How to find a Grad School
You probably will want to consider the reputation of the field of study at the school not just the department as a whole. Some schools are not strong in every field in the department but are superstars in particular fields. For example, Brown University is not considered a big computer science school, but it has a great graphics program. For PhD programs, you will probably want to look more closely at professors in the field of study. How many professors are there in the field of study? Can you find professors with whom you'd like to work? This is important because you will need to find a thesis advisor at the university and the more choices, the better. If you cannot find a single professor who you would like to work with, then scratch the school off your list. There's no point in applying to a school if you cannot find an advisor.

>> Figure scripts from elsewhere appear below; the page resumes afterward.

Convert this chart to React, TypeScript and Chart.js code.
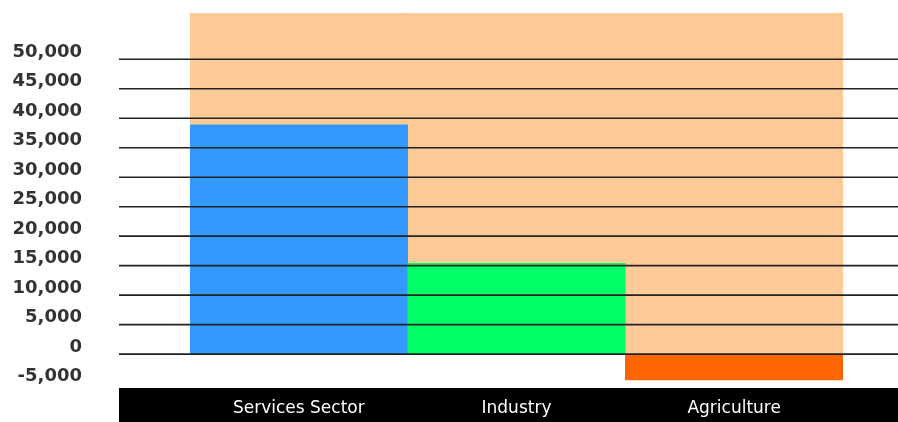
import React, { useEffect, useRef } from "react";
import { Chart, registerables } from "chart.js";

Chart.register(...registerables);

const CATEGORIES = ["Services Sector", "Industry", "Agriculture"];
const VALUES = [38900, 15400, -4400];
const BAR_COLORS = ["#3399FF", "#00FF66", "#FF6600"];
const BAND_VALUES = [57850, 57850, 57850];
const BAND_COLOR = "#FECB98";
const Y_TICKS = [-5000, 0, 5000, 10000, 15000, 20000, 25000, 30000, 35000, 40000, 45000, 50000];
const Y_MIN = -5750;
const Y_MAX = 57850;

const GRID_EXT_LEFT = 71;

const decor = {
  id: "decor",
  beforeDraw(chart: any) {
    const { ctx, chartArea, scales } = chart;
    const left = chartArea.left - GRID_EXT_LEFT;
    ctx.save();
    ctx.fillStyle = "#000";
    ctx.fillRect(left, scales.x.top, chart.width - left, scales.x.bottom - scales.x.top);
    ctx.restore();
  },
  afterDatasetsDraw(chart: any) {
    const { ctx, chartArea, scales } = chart;
    const y = scales.y;
    const left = chartArea.left - GRID_EXT_LEFT;
    ctx.save();
    ctx.strokeStyle = "#222";
    ctx.lineWidth = 1.6;
    for (const t of y.ticks) {
      if (t.value < 0) continue;
      const py = y.getPixelForValue(t.value);
      ctx.beginPath();
      ctx.moveTo(left, py);
      ctx.lineTo(chart.width, py);
      ctx.stroke();
    }
    ctx.restore();
  },
};

export default function App() {
  const ref = useRef<HTMLCanvasElement | null>(null);
  useEffect(() => {
    if (!ref.current) return;
    const chart = new Chart(ref.current, {
      type: "bar",
      data: {
        labels: CATEGORIES,
        datasets: [
          {
            label: "Value",
            data: VALUES,
            backgroundColor: BAR_COLORS,
            borderWidth: 0,
            barPercentage: 1,
            categoryPercentage: 1,
            grouped: false,
            order: 0,
          } as any,
          {
            label: "Band",
            data: BAND_VALUES,
            backgroundColor: BAND_COLOR,
            borderWidth: 0,
            barPercentage: 1,
            categoryPercentage: 1,
            grouped: false,
            order: 1,
          } as any,
        ],
      },
      options: {
        responsive: false,
        maintainAspectRatio: false,
        animation: false,
        layout: { padding: { top: 13, right: 55, left: 0, bottom: 0 } },
        plugins: { legend: { display: false }, tooltip: { enabled: false } },
        scales: {
          x: {
            grid: { display: false },
            border: { display: false },
            ticks: {
              color: "#fff",
              font: { family: "DejaVu Sans", size: 17 },
              padding: 2,
              maxRotation: 0,
            },
            afterFit: (s: any) => {
              s.height = 34;
            },
          } as any,
          y: {
            min: Y_MIN,
            max: Y_MAX,
            grid: {
              display: true,
              drawOnChartArea: false,
              drawTicks: true,
              tickLength: 108,
              color: "rgba(0,0,0,0)",
            },
            border: { display: false },
            afterBuildTicks: (axis: any) => {
              axis.ticks = Y_TICKS.map((v) => ({ value: v }));
            },
            afterFit: (s: any) => {
              s.width = 190;
            },
            ticks: {
              color: "#333",
              font: { family: "DejaVu Sans", size: 18, weight: "bold" },
              padding: 0,
              labelOffset: -7,
              callback: (v: any) => Number(v).toLocaleString("en-US"),
            },
          } as any,
        },
      },
      plugins: [decor],
    });
    return () => chart.destroy();
  }, []);
  return (
    <div style={{ position: "absolute", left: 0, top: 0, width: 898, height: 422 }}>
      <canvas ref={ref} width={898} height={422} />
    </div>
  );
}
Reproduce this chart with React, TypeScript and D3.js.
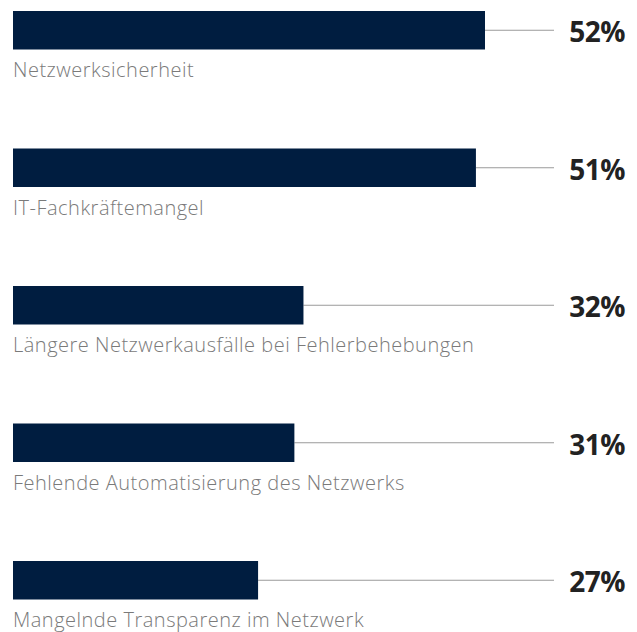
import React from "react";
import * as d3 from "d3";

const categories = [
  "Netzwerksicherheit",
  "IT-Fachkräftemangel",
  "Längere Netzwerkausfälle bei Fehlerbehebungen",
  "Fehlende Automatisierung des Netzwerks",
  "Mangelnde Transparenz im Netzwerk",
];
const values = [52, 51, 32, 31, 27];
const valueLabels = ["52%", "51%", "32%", "31%", "27%"];

export default function App() {
  const width = 637;
  const height = 632;
  const barLeft = 13;
  const barHeight = 38.5;
  const lineEnd = 554;

  const x = d3.scaleLinear().domain([0, 52]).range([barLeft, 485]);
  const y = d3
    .scaleBand()
    .domain(categories)
    .range([11, 11 + 137.5 * categories.length]);

  return (
    <div style={{ position: "absolute", left: 0, top: 0 }}>
      <svg
        width={width}
        height={height}
        style={{ display: "block", fontFamily: "'Open Sans', sans-serif" }}
      >
        <rect width={width} height={height} fill="#ffffff" />
        {categories.map((c, i) => {
          const top = y(c) as number;
          return (
            <g key={c}>
              <line
                x1={x(values[i])}
                x2={lineEnd}
                y1={top + barHeight / 2}
                y2={top + barHeight / 2}
                stroke="#9a9a9a"
                strokeWidth={1}
              />
              <rect
                x={barLeft}
                y={top}
                width={x(values[i]) - barLeft}
                height={barHeight}
                fill="#001d40"
              />
              <text
                x={625}
                y={top + 31}
                textAnchor="end"
                fontSize={28}
                fontWeight={700}
                fill="#222222"
                letterSpacing={-0.5}
              >
                {valueLabels[i]}
              </text>
              <text
                x={barLeft}
                y={top + 66}
                fontSize={20}
                fontWeight={300}
                letterSpacing={0.5}
                fill="#7a7a7a"
              >
                {c}
              </text>
            </g>
          );
        })}
      </svg>
    </div>
  );
}
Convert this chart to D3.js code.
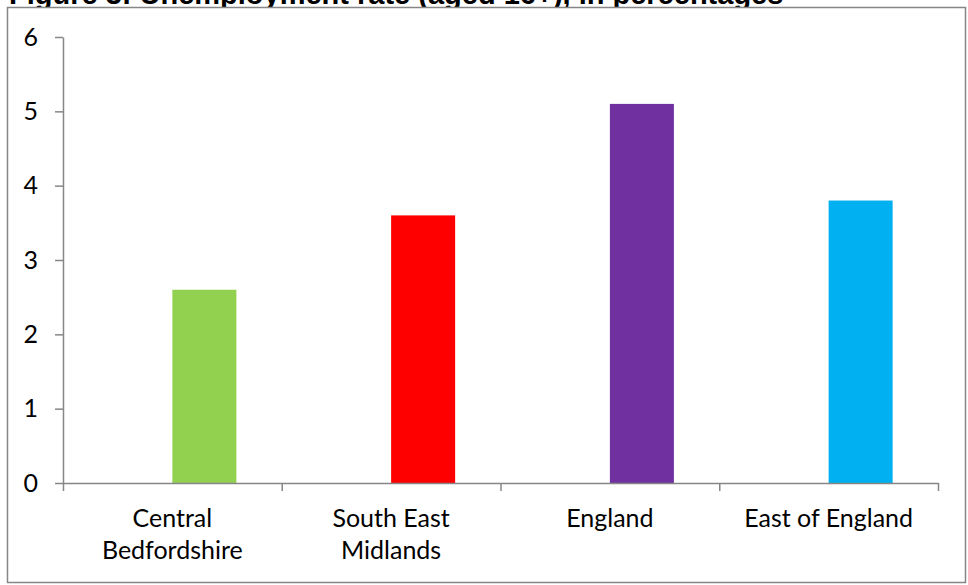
<!DOCTYPE html>
<html>
<head>
<meta charset="utf-8">
<script src="https://cdn.jsdelivr.net/npm/d3@7"></script>
<style>
  html, body { margin: 0; padding: 0; background: #fff; }
  svg { display: block; }
</style>
</head>
<body>
<svg id="chart" width="968" height="585"></svg>
<script>
// Unemployment rate by area, in percentages
const categories = ["Central Bedfordshire", "South East Midlands", "England", "East of England"];
const values = [2.6, 3.6, 5.1, 3.8];
const barColors = ["#92D050", "#FF0000", "#7030A0", "#00B0F0"];
const tickLabels = [["Central", "Bedfordshire"], ["South East", "Midlands"], ["England"], ["East of England"]];
const yTicks = [0, 1, 2, 3, 4, 5, 6];
const title = "Figure 3: Unemployment rate (aged 16+), in percentages";

const svg = d3.select("#chart");
const axisColor = "#868686";
const labelFont = "Lato, 'Open Sans', sans-serif";

const plot = { left: 63, right: 938, top: 37, bottom: 483 };

// Title (sits above the chart frame, partly hidden behind it)
svg.append("text")
  .attr("x", 9)
  .attr("y", 4)
  .attr("font-family", "'Liberation Sans', Arial, sans-serif")
  .attr("font-weight", "bold")
  .attr("font-size", 29)
  .attr("fill", "#000")
  .text(title);

// Chart frame
svg.append("rect")
  .attr("x", 7.5).attr("y", 7.5)
  .attr("width", 958).attr("height", 575)
  .attr("fill", "#fff")
  .attr("stroke", axisColor)
  .attr("stroke-width", 1.5);

const x = d3.scaleBand()
  .domain(categories)
  .range([plot.left, plot.right])
  .padding(0);

const y = d3.scaleLinear()
  .domain([0, 6])
  .range([plot.bottom, plot.top]);

// Each category holds two slots; the bar occupies the right-hand slot
const slot = x.bandwidth() * 0.2926;

svg.append("g")
  .selectAll("rect")
  .data(categories)
  .join("rect")
  .attr("x", d => x(d) + x.bandwidth() / 2)
  .attr("y", (d, i) => y(values[i]))
  .attr("width", slot)
  .attr("height", (d, i) => y(0) - y(values[i]))
  .attr("fill", (d, i) => barColors[i]);

// Y axis
const yAxis = svg.append("g")
  .attr("transform", `translate(${plot.left},0)`)
  .call(d3.axisLeft(y).tickValues(yTicks).tickFormat(d3.format("d")).tickSize(8).tickSizeOuter(0).tickPadding(17));
yAxis.select(".domain").attr("stroke", axisColor).attr("stroke-width", 1.5);
yAxis.selectAll(".tick line").attr("stroke", axisColor).attr("stroke-width", 1.5);
yAxis.selectAll(".tick text")
  .attr("font-family", labelFont)
  .attr("font-size", 25)
  .attr("fill", "#000");

// X axis: tick marks at category boundaries
const xEdges = d3.scaleLinear().domain([0, categories.length]).range([plot.left, plot.right]);
const xAxis = svg.append("g")
  .attr("transform", `translate(0,${plot.bottom})`)
  .call(d3.axisBottom(xEdges).tickValues(d3.range(categories.length + 1)).tickFormat("").tickSize(8).tickSizeOuter(0));
xAxis.select(".domain").attr("stroke", axisColor).attr("stroke-width", 1.5);
xAxis.selectAll(".tick line").attr("stroke", axisColor).attr("stroke-width", 1.5);

// Category labels, wrapped onto lines
const labels = svg.append("g")
  .attr("font-family", labelFont)
  .attr("font-size", 25)
  .attr("fill", "#000")
  .attr("text-anchor", "middle");
labels.selectAll("text")
  .data(categories)
  .join("text")
  .attr("x", d => x(d) + x.bandwidth() / 2)
  .attr("y", 527)
  .each(function (d, i) {
    d3.select(this).selectAll("tspan")
      .data(tickLabels[i])
      .join("tspan")
      .attr("x", x(d) + x.bandwidth() / 2)
      .attr("dy", (t, j) => j === 0 ? 0 : 32)
      .text(t => t);
  });
</script>
</body>
</html>
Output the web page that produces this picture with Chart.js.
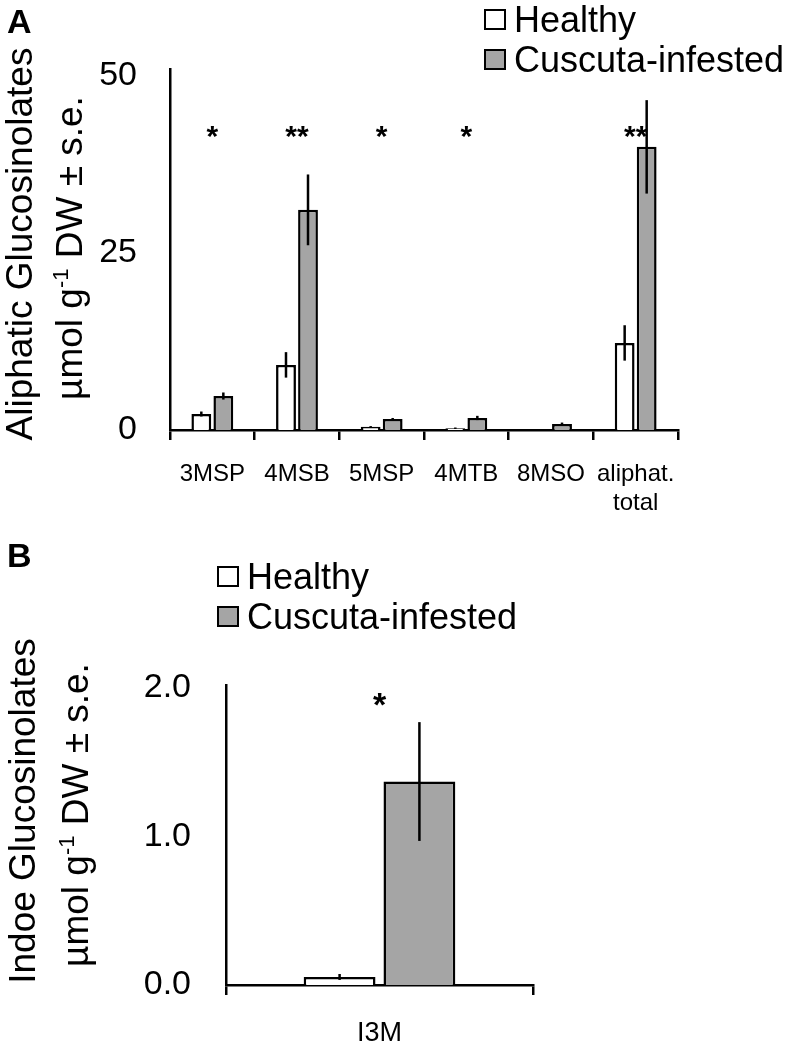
<!DOCTYPE html>
<html>
<head>
<meta charset="utf-8">
<script src="https://cdn.jsdelivr.net/npm/chart.js@4.4.1/dist/chart.umd.min.js"></script>
<style>
  html, body { margin: 0; padding: 0; background: #fff; }
  canvas { display: block; position: absolute; left: 0; }
  #chartA { top: 0; }
  #chartB { top: 530px; }
</style>
</head>
<body>
<canvas id="chartA" width="799" height="530"></canvas>
<canvas id="chartB" width="799" height="517"></canvas>
<script>
// Panel A - aliphatic glucosinolates
const categoriesA = ['3MSP', '4MSB', '5MSP', '4MTB', '8MSO', ['aliphat.', 'total']];
const healthyA = [2.26, 9.2, 0.45, 0.25, 0, 12.3];
const healthyErrA = [0.35, 1.8, 0.1, 0.1, 0, 2.5];
const infestedA = [4.8, 31.1, 1.55, 1.7, 0.85, 40.0];
const infestedErrA = [0.5, 5.0, 0.15, 0.3, 0.2, 6.6];
const starsA = ['*', '**', '*', '*', '', '**'];
const starLevelA = 42.4;
const ticksA = [0, 25, 50];

// Panel B - indole glucosinolates
const categoriesB = ['I3M'];
const healthyB = [0.054];
const healthyErrB = [0.02];
const infestedB = [1.37];
const infestedErrB = [0.40];
const starsB = ['*'];
const starLevelB = 1.94;
const ticksB = [0, 1, 2];

const seriesNames = ['Healthy', 'Cuscuta-infested'];
const FONT = '"Liberation Sans", Arial, sans-serif';
const GREY = '#a5a5a5';

Chart.defaults.font.family = FONT;
Chart.defaults.color = '#000';

// error bars, asterisks, legend, axis title and panel letter
const extras = {
  id: 'extras',
  afterDatasetsDraw(chart, args, opts) {
    const ctx = chart.ctx;
    const y = chart.scales.y;
    ctx.save();
    ctx.strokeStyle = '#000';
    ctx.lineWidth = 2.5;
    chart.data.datasets.forEach((ds, d) => {
      const meta = chart.getDatasetMeta(d);
      meta.data.forEach((bar, i) => {
        const e = ds.errors[i];
        if (!e) return;
        ctx.beginPath();
        ctx.moveTo(bar.x, y.getPixelForValue(ds.data[i] + e));
        ctx.lineTo(bar.x, y.getPixelForValue(ds.data[i] - e));
        ctx.stroke();
      });
    });
    ctx.restore();
  },
  afterDraw(chart, args, opts) {
    const ctx = chart.ctx;
    const x = chart.scales.x, y = chart.scales.y;
    ctx.save();
    ctx.fillStyle = '#000';

    // significance stars
    ctx.font = 'bold ' + opts.starSize + 'px ' + FONT;
    ctx.textAlign = 'center';
    ctx.textBaseline = 'alphabetic';
    opts.stars.forEach((s, i) => {
      if (!s) return;
      ctx.fillText(s, x.getPixelForValue(i), y.getPixelForValue(opts.starLevel) + opts.starSize * 0.55);
    });

    // legend
    ctx.font = '36px ' + FONT;
    ctx.textAlign = 'left';
    ctx.textBaseline = 'middle';
    chart.data.datasets.forEach((ds, d) => {
      const by = opts.legendTop + d * 40;
      ctx.fillStyle = ds.backgroundColor;
      ctx.fillRect(opts.legendX, by, 20, 19);
      ctx.strokeStyle = '#000';
      ctx.lineWidth = 2;
      ctx.strokeRect(opts.legendX, by, 20, 19);
      ctx.fillStyle = '#000';
      ctx.fillText(ds.label, opts.legendX + 29, by + 12);
    });

    // rotated y axis title, two lines
    ctx.save();
    ctx.translate(opts.titleX1, opts.titleY);
    ctx.rotate(-Math.PI / 2);
    ctx.textAlign = 'center';
    ctx.textBaseline = 'alphabetic';
    ctx.font = '37px ' + FONT;
    ctx.fillText(opts.title, 0, 0);
    ctx.restore();

    ctx.save();
    ctx.translate(opts.titleX2, opts.titleY + 4);
    ctx.rotate(-Math.PI / 2);
    ctx.textAlign = 'left';
    ctx.textBaseline = 'alphabetic';
    const big = '37px ' + FONT, small = '22px ' + FONT;
    const p1 = '\u00b5mol g', sup = '-1', p2 = ' DW \u00b1 s.e.';
    ctx.font = big;
    const w1 = ctx.measureText(p1).width, w2 = ctx.measureText(p2).width;
    ctx.font = small;
    const ws = ctx.measureText(sup).width;
    let tx = -(w1 + ws + w2) / 2;
    ctx.font = big;
    ctx.fillText(p1, tx, 0);
    tx += w1;
    ctx.font = small;
    ctx.fillText(sup, tx, -14);
    tx += ws;
    ctx.font = big;
    ctx.fillText(p2, tx, 0);
    ctx.restore();

    // panel letter
    ctx.font = 'bold 34px ' + FONT;
    ctx.textAlign = 'left';
    ctx.textBaseline = 'alphabetic';
    ctx.fillText(opts.panel, 7, opts.panelY);
    ctx.restore();
  }
};

function makeChart(id, cfg) {
  return new Chart(document.getElementById(id), {
    type: 'bar',
    data: {
      labels: cfg.labels,
      datasets: [
        { label: seriesNames[0], data: cfg.healthy, errors: cfg.healthyErr,
          backgroundColor: '#ffffff', borderColor: '#000', borderWidth: 2.5 },
        { label: seriesNames[1], data: cfg.infested, errors: cfg.infestedErr,
          backgroundColor: GREY, borderColor: '#000', borderWidth: 2.5 }
      ]
    },
    options: {
      responsive: false,
      animation: false,
      events: [],
      categoryPercentage: 0.52,
      barPercentage: 0.9,
      layout: { padding: cfg.padding },
      plugins: {
        legend: { display: false },
        tooltip: { enabled: false },
        extras: cfg.extras
      },
      scales: {
        x: {
          grid: { display: true, drawOnChartArea: false, drawTicks: true, tickLength: 10,
                  color: '#000', lineWidth: 2.5, offset: true },
          border: { display: true, color: '#000', width: 2.5 },
          ticks: { color: '#000', font: { size: cfg.xFont }, padding: cfg.xPad,
                   maxRotation: 0, autoSkip: false },
          afterFit: s => { s.height = cfg.xHeight; }
        },
        y: {
          min: 0,
          max: cfg.yMax,
          grid: { display: false, drawTicks: false },
          border: { display: true, color: '#000', width: 2.5 },
          ticks: { color: '#000', font: { size: 34 }, padding: cfg.yPad,
                   callback: cfg.fmt },
          afterBuildTicks: s => { s.ticks = cfg.ticks.map(v => ({ value: v })); },
          afterFit: s => { s.width = cfg.yWidth; }
        }
      }
    },
    plugins: [extras]
  });
}

makeChart('chartA', {
  labels: categoriesA,
  healthy: healthyA, healthyErr: healthyErrA,
  infested: infestedA, infestedErr: infestedErrA,
  padding: { left: 0, top: 69, right: 121, bottom: 0 },
  xFont: 24, xPad: 20, xHeight: 100,
  yMax: 51, yPad: 33, yWidth: 170, ticks: ticksA,
  fmt: v => String(v),
  extras: {
    stars: starsA, starLevel: starLevelA, starSize: 30,
    legendX: 485, legendTop: 10,
    title: 'Aliphatic Glucosinolates', titleX1: 32, titleX2: 82, titleY: 244,
    panel: 'A', panelY: 33
  }
});

makeChart('chartB', {
  labels: categoriesB,
  healthy: healthyB, healthyErr: healthyErrB,
  infested: infestedB, infestedErr: infestedErrB,
  padding: { left: 0, top: 155, right: 266, bottom: 0 },
  xFont: 27, xPad: 22, xHeight: 62,
  yMax: 2.02, yPad: 35, yWidth: 226, ticks: ticksB,
  fmt: v => v.toFixed(1),
  extras: {
    stars: starsB, starLevel: starLevelB, starSize: 34,
    legendX: 218, legendTop: 37,
    title: 'Indoe Glucosinolates', titleX1: 35, titleX2: 88, titleY: 281,
    panel: 'B', panelY: 37
  }
});
</script>
</body>
</html>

Some schools and departments provide funding for all graduate students and some don't provide any. If this matters to you, find out. If the school does not guarantee funding, then you might want to look for external fellowships.
Some other things you might want to consider are location, qualification exams, student life, etc.
Your best resources are other students in the major and faculty members in the field you wish to study. Faculty members can tell you what the top schools are. Professors who know you well can help you create a list of schools to apply to. Professors will have a better idea of your reach and safety schools.
I've been told to look at the most popular schools of authors of research papers in the field I wish to study as an indication of where the most research is being done in this area. I have not actually done this, but it may help you.